Peggio di noi c’è solo la Grecia. Per il resto l’Italia si piazza come fanalino di coda in Europa vantando (si fa per dire) il divario di genere più ampio in ambito lavorativo tra uomo e donna. E poco importa se negli ultimi anni si è registrato qualche timido passo in avanti per quanto riguarda la partecipazione femminile al lavoro, come ad esempio quel 20% in più registrato tra le donne laureate nelle cosiddette materie Stem (scienza, tecnologia, ingegneria e matematica), quelle che poi nel mercato fanno registrare le aspettative di reddito più alte. Oppure il maggior numero di presenze nel Cda delle società quotate, passato dal 7,4% del 2011 all’attuale 47%. Non basta, e si tratta comunque di progressi relativi che non cambiano la sostanza: «Il tasso di partecipazione femminile è a un livello molto basso rispetto alla media europea e siamo al di sotto di quel 60% che era stato indicato come obiettivo da raggiungere entro il 2010 dall’Agenda di Lisbona e dai traguardi impliciti nell’Agenda Europa 2020», ha denunciato ieri la vicedirettrice generale della Banca d’Italia Alessandra Perrazzelli presentando il rapporto «Le donne, il lavoro, la crescita economica».

Lo studio sul gender gap offre una situazione del mercato del lavoro italiano che del resto non lascia spazio a dubbi: l’occupazione femminile al 51,1% è inferiore di oltre 18 punti percentuali rispetto alla quota di uomini al lavoro nella fascia d’età tra i 15 e i 64 anni, registrando così il secondo divario di genere più ampio in ambito lavorativo tra i paesi dell’Unione Europea, dopo appunto la Grecia.
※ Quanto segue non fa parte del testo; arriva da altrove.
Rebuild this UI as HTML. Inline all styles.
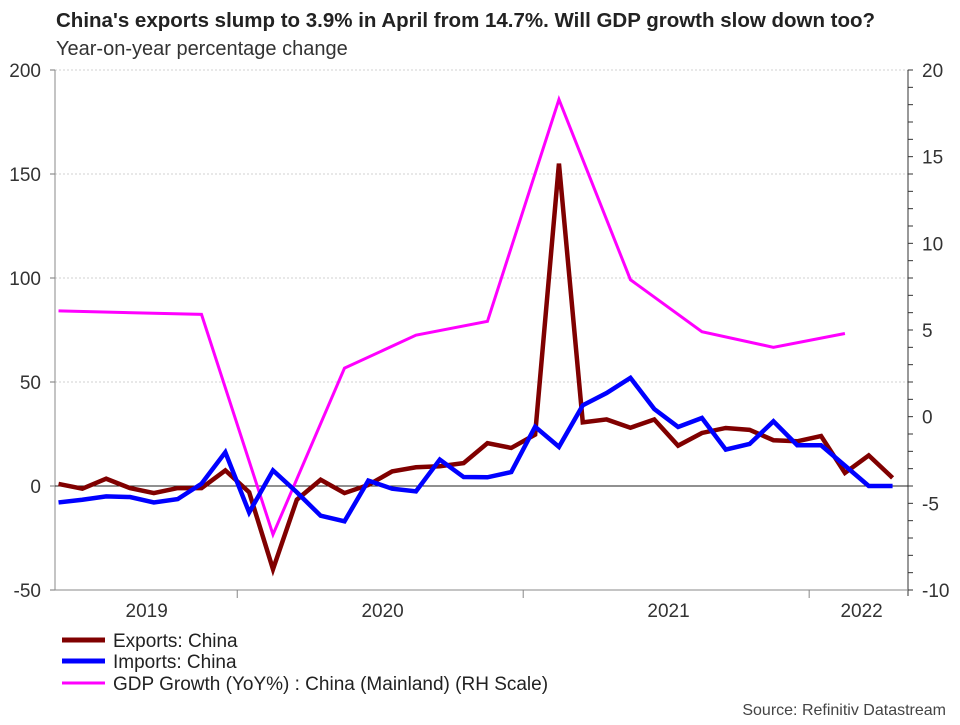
<!DOCTYPE html>
<html><head><meta charset="utf-8"><style>
body{margin:0;background:#fff;font-family:"Liberation Sans",sans-serif;}
svg text{font-family:"Liberation Sans",sans-serif;}
</style></head><body>
<svg width="960" height="720" xmlns="http://www.w3.org/2000/svg">
<text x="56" y="27" font-size="20.5" font-weight="bold" fill="#222">China's exports slump to 3.9% in April from 14.7%. Will GDP growth slow down too?</text>
<text x="56" y="55" font-size="20" fill="#333">Year-on-year percentage change</text>
<g id="grid"></g>
<g id="axes"></g>
<g id="series"></g>
<g>
<line x1="62" y1="640" x2="105" y2="640" stroke="#800000" stroke-width="5"/>
<text x="113" y="647" font-size="19" fill="#222">Exports: China</text>
<line x1="62" y1="661" x2="105" y2="661" stroke="#0000ff" stroke-width="5"/>
<text x="113" y="668" font-size="19" fill="#222">Imports: China</text>
<line x1="62" y1="683" x2="105" y2="683" stroke="#ff00ff" stroke-width="3"/>
<text x="113" y="690" font-size="19" fill="#222">GDP Growth (YoY%) : China (Mainland) (RH Scale)</text>
</g>
<text x="946" y="715" font-size="16" fill="#444" text-anchor="end">Source: Refinitiv Datastream</text>
</svg>
<script>
// month index 0 = Jan 2019
const exportMonths = [4,5,6,7,8,9,10,11,12,13,14,15,16,17,18,19,20,21,22,23,24,25,26,27,28,29,30,31,32,33,34,35,36,37,38,39];
const exportValues = [1,-1.3,3.5,-1,-3.4,-1,-1,7.5,-3,-40,-6.6,3,-3.4,0.5,7,9,9.5,11,20.6,18.3,24.7,155,30.6,32,28,32,19.4,25.5,27.9,27,22,21.5,24,6.3,14.7,3.9];
const importValues = [-7.9,-6.6,-5,-5.3,-7.9,-6.3,1.1,16.2,-12.7,7.5,-3,-14.3,-17,2.6,-1.3,-2.6,12.7,4.3,4.2,6.7,28.5,18.8,38.8,44.7,52,37,28.4,32.7,17.5,20.2,31.1,19.6,19.6,9.8,0,0];
const gdpMonths = [4,10,13,16,19,22,25,28,31,34,37];
const gdpValues = [6.1,5.9,-6.8,2.8,4.7,5.5,18.3,7.9,4.9,4.0,4.8];
const leftTicks = [-50,0,50,100,150,200];
const rightTicks = [-10,-5,0,5,10,15,20];
const yearLabels = ["2019","2020","2021","2022"];
const yearLabelMonths = [7.7,17.6,29.6,37.7];
const yearBoundaries = [11.5,23.5,35.5];

const NS="http://www.w3.org/2000/svg";
const X0=55,X1=908,Y0=70,Y1=590;
function xs(m){return -36.8+m*23.83;}
function yl(v){return Y1-(v+50)/250*(Y1-Y0);}
function yr(v){return Y1-(v+10)/30*(Y1-Y0);}
function mk(tag,attrs,parent){const e=document.createElementNS(NS,tag);for(const k in attrs)e.setAttribute(k,attrs[k]);parent.appendChild(e);return e;}
const grid=document.getElementById('grid'),axes=document.getElementById('axes'),series=document.getElementById('series');
leftTicks.forEach(v=>{
  const y=yl(v);
  if(v>0){const g=mk('line',{x1:X0,x2:X1,y1:y,y2:y,stroke:'#d0d0d0','stroke-dasharray':'2,2'},grid);
  
  }
  const t=mk('text',{x:41,y:y+7,'font-size':19,fill:'#333','text-anchor':'end'},axes);t.textContent=v;
  
  
  mk('line',{x1:X0-5,x2:X0,y1:y,y2:y,stroke:'#777'},axes);
});
for(let v=-10;v<=20;v++){const y=yr(v);mk('line',{x1:X1,x2:X1+5,y1:y,y2:y,stroke:'#333'},axes);}
rightTicks.forEach(v=>{const t=mk('text',{x:922,y:yr(v)+7,'font-size':19,fill:'#333'},axes);t.textContent=v;
  
  });
mk('line',{x1:X0,x2:X0,y1:Y0,y2:Y1,stroke:'#888'},axes);
mk('line',{x1:X1,x2:X1,y1:Y0,y2:Y1+6,stroke:'#333'},axes);
mk('line',{x1:X0,x2:X1,y1:Y1,y2:Y1,stroke:'#888'},axes);
const zl=mk('line',{x1:X0,x2:X1,y1:yl(0),y2:yl(0),stroke:'#222'},axes);


yearBoundaries.forEach(m=>mk('line',{x1:xs(m),x2:xs(m),y1:Y1,y2:Y1+8,stroke:'#888'},axes));
yearLabels.forEach((l,i)=>{const t=mk('text',{x:xs(yearLabelMonths[i]),y:617,'font-size':19,fill:'#333','text-anchor':'middle'},axes);t.textContent=l;
  
  });
function line(ms,vs,yf,color,w,name){
  const p=mk('polyline',{points:ms.map((m,i)=>xs(m)+','+yf(vs[i])).join(' '),fill:'none',stroke:color,'stroke-width':w,'stroke-linejoin':'miter'},series);
  
  
}
line(gdpMonths,gdpValues,yr,'#ff00ff',3,'gdp-line');
line(exportMonths,exportValues,yl,'#800000',4.5,'exports-line');
line(exportMonths,importValues,yl,'#0000ff',4.5,'imports-line');
</script>
</body></html>
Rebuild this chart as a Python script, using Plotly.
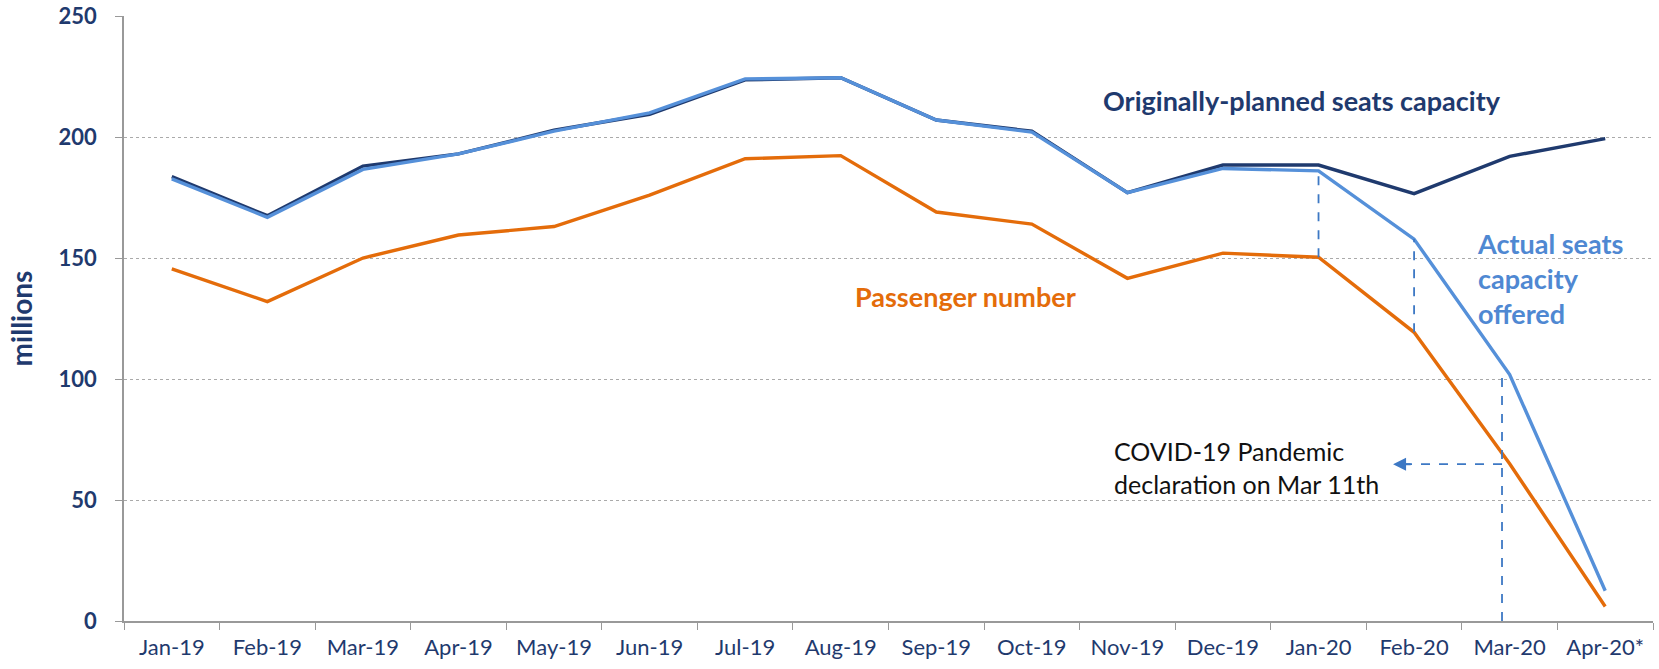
import plotly.graph_objects as go

months = ["Jan-19", "Feb-19", "Mar-19", "Apr-19", "May-19", "Jun-19", "Jul-19", "Aug-19",
          "Sep-19", "Oct-19", "Nov-19", "Dec-19", "Jan-20", "Feb-20", "Mar-20", "Apr-20*"]
planned = [183.6, 167.5, 188.0, 193.0, 202.8, 209.4, 223.6, 224.5,
           207.0, 202.4, 177.0, 188.4, 188.4, 176.6, 192.0, 199.3]
actual = [182.7, 166.8, 186.6, 193.0, 202.4, 210.0, 224.0, 224.5,
          207.0, 202.0, 177.0, 187.0, 186.0, 157.8, 101.8, 12.5]
passengers = [145.5, 132.0, 150.0, 159.5, 163.0, 176.0, 191.0, 192.3,
              169.0, 164.0, 141.6, 152.0, 150.3, 119.3, 65.0, 6.0]

NAVY = "#1F3A6E"
LIGHT = "#5590D9"
LIGHT_TXT = "#4F88D2"
ORANGE = "#E46C0A"
DASH = "#3D78C4"
FONT = "Lato, sans-serif"

fig = go.Figure()
fig.add_trace(go.Scatter(x=months, y=planned, mode="lines",
                         line=dict(color=NAVY, width=3.4), name="Originally-planned seats capacity"))
fig.add_trace(go.Scatter(x=months, y=actual, mode="lines",
                         line=dict(color=LIGHT, width=3.4), name="Actual seats capacity offered"))
fig.add_trace(go.Scatter(x=months, y=passengers, mode="lines",
                         line=dict(color=ORANGE, width=3.4), name="Passenger number"))

# dashed drop lines
jan20 = months.index("Jan-20")
feb20 = months.index("Feb-20")
mar20 = months.index("Mar-20")
mar_x = mar20 - 0.08
for xi, y0, y1 in [(jan20, passengers[jan20], actual[jan20]),
                   (feb20, passengers[feb20], actual[feb20]),
                   (mar_x, 0, actual[mar20])]:
    fig.add_shape(type="line", xref="x", yref="y", x0=xi, x1=xi, y0=y0, y1=y1,
                  line=dict(color=DASH, width=1.8, dash="dash"))

arrow_y = 64.8
arrow_end = 12.78
fig.add_shape(type="line", xref="x", yref="y", x0=mar_x, x1=arrow_end + 0.12, y0=arrow_y, y1=arrow_y,
              line=dict(color=DASH, width=1.8, dash="dash"))
fig.add_annotation(x=arrow_end, y=arrow_y, ax=arrow_end + 0.2, ay=arrow_y, xref="x", yref="y",
                   axref="x", ayref="y", text="", showarrow=True, arrowhead=2, arrowsize=1.3,
                   arrowwidth=2, arrowcolor=DASH, standoff=0)

fig.add_annotation(x=9.84, y=63.5, xref="x", yref="y", xanchor="left", yanchor="middle",
                   text="COVID-19 Pandemic<br>declaration on Mar 11th", showarrow=False, align="left",
                   font=dict(family=FONT, size=25, color="#111111"))
fig.add_annotation(x=11.83, y=215, xref="x", yref="y", xanchor="center", yanchor="middle",
                   text="<b>Originally-planned seats capacity</b>", showarrow=False,
                   font=dict(family=FONT, size=27, color=NAVY))
fig.add_annotation(x=13.64, y=141.7, xref="x", yref="y", xanchor="left", yanchor="middle",
                   text="<b>Actual seats<br>capacity<br>offered</b>", showarrow=False, align="left",
                   font=dict(family=FONT, size=27, color=LIGHT_TXT))
fig.add_annotation(x=8.31, y=134, xref="x", yref="y", xanchor="center", yanchor="middle",
                   text="<b>Passenger number</b>", showarrow=False,
                   font=dict(family=FONT, size=27, color=ORANGE))

fig.update_layout(
    width=1659, height=669,
    margin=dict(l=124, r=6, t=16, b=48, autoexpand=False),
    paper_bgcolor="white", plot_bgcolor="white",
    showlegend=False,
    font=dict(family=FONT, color=NAVY),
)
fig.update_xaxes(
    type="category", range=[-0.5, 15.5], tickson="boundaries",
    ticks="outside", ticklen=7, tickcolor="#999999", tickwidth=1,
    showline=True, linecolor="#999999", linewidth=1.5, showgrid=False,
    ticklabelstandoff=6, automargin=False,
    tickfont=dict(family=FONT, size=22, color=NAVY),
)
fig.update_yaxes(
    range=[0, 250], dtick=50, ticks="outside", ticklen=7, tickcolor="#999999",
    showline=True, linecolor="#999999", linewidth=1.5,
    showgrid=True, gridcolor="#AAAAAA", griddash="dot", gridwidth=1,
    zeroline=False, ticklabelstandoff=14, ticklabeloverflow="allow", automargin=False,
    tickfont=dict(family=FONT, size=22, color=NAVY, weight="bold"),
    title=dict(text="<b>millions</b>", standoff=18,
               font=dict(family=FONT, size=28, color=NAVY)),
)

fig.write_html("out.html", config={"displayModeBar": False},
               post_script="document.body.style.margin='0';document.body.style.overflow='hidden';")
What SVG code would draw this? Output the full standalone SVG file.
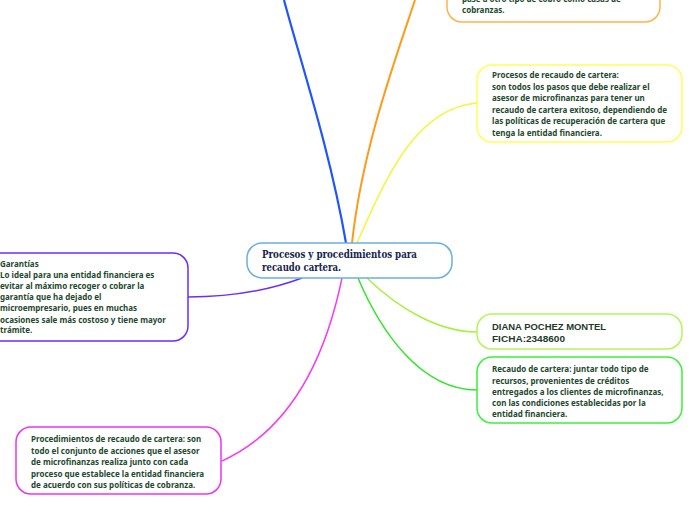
<svg xmlns="http://www.w3.org/2000/svg" width="696" height="520" viewBox="0 0 696 520">
<style>
.box{fill:#ffffff;stroke-width:1.5}
.t{font-family:"Noto Sans","Liberation Sans",sans-serif;font-size:8px;font-weight:700;fill:#1d4a2e}
.title{font-family:"DejaVu Serif","Liberation Serif",serif;font-size:11px;font-weight:700;fill:#14234d}
.heavy{font-family:"Liberation Sans","DejaVu Sans",sans-serif;font-size:9.5px;font-weight:700;fill:#1d3a2a}
.c{fill:none}
</style>
<rect width="696" height="520" fill="#ffffff"/>
<g id="connectors">
<path class="c" d="M284,0 C300,60 330,150 346,243" stroke="#1f55ff" stroke-width="2.2"/>
<path class="c" d="M415,0 C395,60 362,150 352,243" stroke="#ff9a1a" stroke-width="2"/>
<path class="c" d="M357,243 C385,180 415,108 477,103" stroke="#f5f53a" stroke-width="1.5"/>
<path class="c" d="M188,297 C230,297 270,290 302,278" stroke="#6a2dff" stroke-width="1.5"/>
<path class="c" d="M342,278 C325,360 290,430 222,461" stroke="#f23ef2" stroke-width="1.5"/>
<path class="c" d="M367,278 C400,310 440,332 477,332" stroke="#a8f03a" stroke-width="1.5"/>
<path class="c" d="M358,278 C380,330 420,390 477,390" stroke="#33e62a" stroke-width="1.5"/>
</g>
<g id="n-orange">
<rect class="box" x="447" y="-60" width="213" height="82" rx="15" stroke="#ffb347"/>
<text class="t" x="462" y="2">pase a otro tipo de cobro como casas de</text>
<text class="t" x="462" y="13">cobranzas.</text>
</g>
<g id="n-yellow">
<rect class="box" x="477" y="65" width="205" height="77" rx="15" stroke="#ffff55"/>
<text class="t" x="492" y="78">Procesos de recaudo de cartera:</text>
<text class="t" x="492" y="89.5">son todos los pasos que debe realizar el</text>
<text class="t" x="492" y="101">asesor de microfinanzas para tener un</text>
<text class="t" x="492" y="112.5">recaudo de cartera exitoso, dependiendo de</text>
<text class="t" x="492" y="124">las políticas de recuperación de cartera que</text>
<text class="t" x="492" y="135.5">tenga la entidad financiera.</text>
</g>
<g id="n-center">
<rect x="247" y="243" width="205" height="35" rx="15" fill="#ffffff" stroke="#6aaee0" stroke-width="1.5"/>
<text class="title" x="262" y="258" textLength="155" lengthAdjust="spacingAndGlyphs">Procesos y procedimientos para</text>
<text class="title" x="262" y="271" textLength="79" lengthAdjust="spacingAndGlyphs">recaudo cartera.</text>
</g>
<g id="n-garantias">
<rect class="box" x="-20" y="253" width="208" height="88" rx="15" stroke="#6a2dff"/>
<text class="t" x="0" y="267">Garantías</text>
<text class="t" x="0" y="278">Lo ideal para una entidad financiera es</text>
<text class="t" x="0" y="289">evitar al máximo recoger o cobrar la</text>
<text class="t" x="0" y="300">garantía que ha dejado el</text>
<text class="t" x="0" y="311">microempresario, pues en muchas</text>
<text class="t" x="0" y="322.5">ocasiones sale más costoso y tiene mayor</text>
<text class="t" x="0" y="333">trámite.</text>
</g>
<g id="n-diana">
<rect class="box" x="477" y="314" width="205" height="35" rx="15" stroke="#b4f55a"/>
<text class="heavy" x="492" y="330" textLength="114" lengthAdjust="spacingAndGlyphs">DIANA POCHEZ MONTEL</text>
<text class="heavy" x="492" y="342" textLength="73" lengthAdjust="spacingAndGlyphs">FICHA:2348600</text>
</g>
<g id="n-recaudo">
<rect class="box" x="477" y="357" width="205" height="66" rx="15" stroke="#3cf03c"/>
<text class="t" x="492" y="372">Recaudo de cartera: juntar todo tipo de</text>
<text class="t" x="492" y="383.5">recursos, provenientes de créditos</text>
<text class="t" x="492" y="395">entregados a los clientes de microfinanzas,</text>
<text class="t" x="492" y="406">con las condiciones establecidas por la</text>
<text class="t" x="492" y="417">entidad financiera.</text>
</g>
<g id="n-pink">
<rect class="box" x="16" y="427" width="205" height="67" rx="15" stroke="#ee33ee"/>
<text class="t" x="31" y="442">Procedimientos de recaudo de cartera: son</text>
<text class="t" x="31" y="453.5">todo el conjunto de acciones que el asesor</text>
<text class="t" x="31" y="465">de microfinanzas realiza junto con cada</text>
<text class="t" x="31" y="476.5">proceso que establece la entidad financiera</text>
<text class="t" x="31" y="488">de acuerdo con sus políticas de cobranza.</text>
</g>
</svg>
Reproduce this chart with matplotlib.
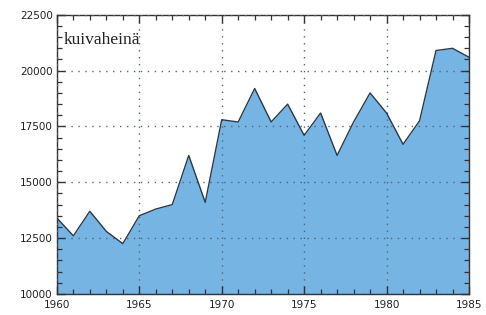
import numpy as np
import matplotlib
matplotlib.use("Agg")
import matplotlib.pyplot as plt
from matplotlib.ticker import MultipleLocator

years = np.arange(1960, 1986)
values = [13400, 12600, 13700, 12800, 12250, 13500, 13800, 14000, 16200, 14100,
          17800, 17700, 19200, 17700, 18500, 17100, 18100, 16200, 17700, 19000,
          18100, 16700, 17750, 20900, 21000, 20600]
label = "kuivaheinä"

fill_col = "#76b4e4"
ink = "#333333"

fig = plt.figure(figsize=(4.86, 3.15), dpi=100)
ax = fig.add_axes([0.117, 0.067, 0.848, 0.886])

ax.fill_between(years, 10000, values, color=fill_col, lw=0, zorder=1)
ax.plot(years, values, color="#2a3a4a", lw=1.0, zorder=3)

ax.set_xlim(1960, 1985)
ax.set_ylim(10000, 22500)
ax.xaxis.set_major_locator(MultipleLocator(5))
ax.xaxis.set_minor_locator(MultipleLocator(1))
ax.yaxis.set_major_locator(MultipleLocator(2500))
ax.yaxis.set_minor_locator(MultipleLocator(500))

ax.tick_params(which="both", direction="in", top=True, right=True, colors=ink,
               labelsize=7.5, labelcolor="#222222")
ax.tick_params(which="major", length=6, width=1.0)
ax.tick_params(which="minor", length=3.5, width=0.9)
ax.tick_params(axis="x", pad=4.5)
ax.tick_params(axis="y", pad=3)

ax.grid(which="major", linestyle=(0, (1, 4)), color="#556677", lw=1.0, zorder=2)
ax.set_axisbelow(False)
for s in ax.spines.values():
    s.set_color(ink)
    s.set_linewidth(1.0)

ax.text(0.017, 0.91, label, transform=ax.transAxes, fontsize=12.5,
        family="Liberation Serif", color="#222222", va="center", ha="left")

fig.savefig("out.png", dpi=100)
Per quanto riguarda il gap salariale il differenziale è già ampio all’ingresso nel mercato del lavoro: il 16% tra i diplomati, il 13% tra i laureati e si accentua ancora di più con la maternità e con l’avanzare della carriera. Per le occupate, poi, sono più frequenti gli impieghi di tipo temporaneo (18% delle donne occupate alle dipendenze, 16 per gli uomini) e il part-time (31,7% delle lavoratrici, 7,7 dei lavoratori), soluzione questa che non sempre è frutto di una scelta delle donne.

Anche la maternità, come si è detto, rappresenta un ostacolo nella ricerca di un lavoro e nell’avanzare della carriera. Il rapporto di Bankitalia evidenzia infatti come le differenze si accentuano soprattutto dopo la nascita dei figli. La probabilità per le donne italiane di non avere più un impiego nei due anni successivi alla maternità è quasi doppia rispetto alle donne senza figli; questa differenza, benché si attenui nel tempo, è rintracciabile almeno fino a 15 anni dalla nascita del primogenito.

Anche per quanto riguarda il gender gap, infine, le situazioni più difficili si registrano a Sud: «Nel Mezzogiorno – ha proseguito Perrazzelli -, a tassi di partecipazione particolarmente bassi per entrambi i generi si associa un divario uomo-donna pari a oltre 25 punti percentuali nel primo trimestre di quest’anno (circa 14 punti nel Centro Nord)».